"Aku tak suka diminta mengarang. Aku benci. Aku tak bisa." Tiba-tiba tanpa komando seorang siswi datang sembari memperlihatkan sebuah buku tulis pada gurunya.Â
Mata siswi ini tampak berkaca-kaca. Kening penuh kerutan, alis nyaris bertaut. Tak ketinggalan bibir manyun menyempurnakan gambaran duka yang menyelimuti hatinya.
Bu Guru yang didatangi tersenyum manis dan mengambil buku tulis yang disodorkan siswi yang sedang nelangsa ini. Tampak buku mulai menipis. Terlihat jelas bekas sobekan pada bagian tengah buku.
"Bukunya aku sobek. Karena tulisannya jelek." Celetuk siswi pemilik buku melihat gurunya memperhatikan jejak sobekan lembaran buku tersebut.
Sejatinya siswi berkulit putih ini sangat cerdas.
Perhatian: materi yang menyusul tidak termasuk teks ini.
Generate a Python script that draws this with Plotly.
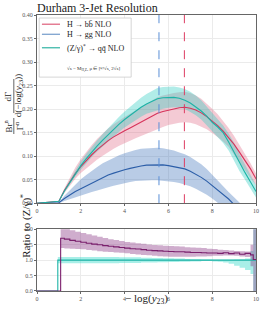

Apalagi pada pelajaran hitung-hitungan. Begitu pun saat materi-materi sain dipaparkan. Dialah yang paling cepat memahami apa yang diterangkan guru.
Namun tak begitu halnya dengan pelajaran yang berbau paragraf, ide pokok, puisi dan tata bahasa lainnya.
Bu guru yang didatanginya tertawa kecil. Melihat siswi imut ini begitu berduka terhadap pelajaran yang kerap dianggap remeh oleh sebagian besar siswa.
"Ini yang membuatmu berduka sobat? Ada lagi?" Tanya si guru dengan ringan.
Ia pun menggeleng sembari menunduk. Tak berani menatap mata sang guru. Walaupun sang guru merespon pengaduannya dengan sangat santai.